Die Arbeit setzt sich zum Ziel, das Sprachverhalten in ausgewählten Bereichen des gesellschaftlichen Zusammenlebens darzulegen und herauszufinden, welche Position die einzelnen Sprachen jeweils einnehmen. Die traditionelle Aufgabenverteilung an die drei Landessprachen ist im Begriff sich zu verändern. Die Arbeit wird deshalb von der Forschungsfrage geleitet, wie die dominierende, luxemburgische, Sprachgruppe auf die Hinfälligkeit ihrer Sprachverhaltensmuster reagiert und inwieweit sie sich von diesen löst bzw. zu lösen beginnt. Das von der luxemburgischen Sprachgruppe erworbene Sprachwissen und Sprachverhalten wird im theoretischen Teil der Arbeit mit dem Begriff des Mentalitätenwissens umrissen (Kapitel III).
Bislang liegt noch keine Monographie vor, die sich dezidiert der deutschen Sprache in Luxemburg zuwendet. Es existieren einzig wissenschaftliche Aufsätze, u.a. von Ammon (2015: 224–232), Kühn (2005, 2010), Newton (1987), Schmitz (2009) und Sieburg (u.a. 2009, 2012, 2013), die sich der Thematik ausschnitthaft widmen. Eine eigenständige und dringend erforderliche Untersuchung muss die Bewertungen, die über die deutsche Sprache kursieren, die Funktionen und Positionen, die diese in Luxemburg einnimmt, stets im Kontext der Mehrsprachigkeit betrachten. Eine Arbeit über die deutsche Sprache in Luxemburg ist zugleich eine Untersuchung über den Stellenwert der französischen, der luxemburgischen, der portugiesischen und der anderen Sprachen, die im Land gebraucht werden.
Die Arbeit versteht sich als diskursanalytische Untersuchung. Sie re-konstituiert ein Formationssystem, das als Diskurs über die deutsche Sprache in Luxemburg definiert werden kann und sich auf den Zeitraum von 1983 bis 2015 konzentriert.
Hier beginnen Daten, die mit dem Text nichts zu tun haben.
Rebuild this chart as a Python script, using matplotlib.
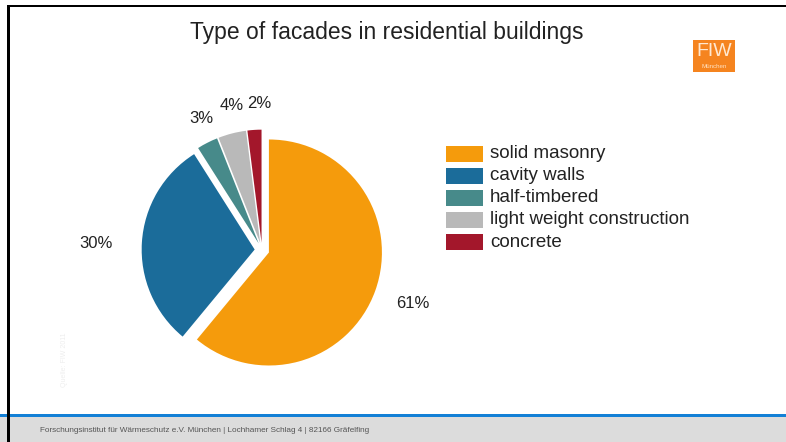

Der Diskursbegriff nach Foucault, wie er in der Linguistik verwendet wird, ist geeignet, um die Ansammlung von Sprachwissen in der Gesellschaft und eine sich zugleich zeigende Sprachpraxis zu untersuchen. Die Fragestellung der Arbeit erforderte die Zusammenstellung eines umfangreichen Untersuchungskorpus, das Einblicke in die verschiedenen Teilbereiche der Gesellschaft eröffnet. Es setzt sich aus einem Pressekorpus, aus von mir geführten Gesprächen mit Experten aus der luxemburgischen Öffentlichkeit, aber auch aus Statistiken, Schreibproben von Schülern, administrativen Schreiben, Buchbestsellerlisten, Werbeanzeigen und vielen weiteren „Zeichen des Flusses von Wissen durch die Zeit“ (Jäger/Jäger 2007; Jäger 2012) zusammen, die in Kapitel IV, mit der methodischen Verfahrensweise der Arbeit, ausführlich dargelegt werden.
Ein Blick auf die Gliederung deutet an, dass sich der empirische Teil der Arbeit, der die Kapitel V bis XI umfasst, in verschiedene Themenbereiche aufteilt, die oft, aber nicht immer, mit der soziolinguistischen Kategorie der (Gesellschafts-)Domäne oder der soziologischen Kategorie des sozialen Feldes2 übereinstimmen. Kapitel V behandelt den Bildungsdiskurs in Luxemburg. Die Schule ist der Ort, an dem alle Gesellschafts- und Sprachgruppen des Landes aufeinandertreffen und zugleich ein Ort, an dem die deutsche Sprache eine bedeutende Stellung einnimmt. Der Stellenwert der Schulsprache ‚Deutsch’ und die Didaktik des Deutschunterrichts in Luxemburg werden in...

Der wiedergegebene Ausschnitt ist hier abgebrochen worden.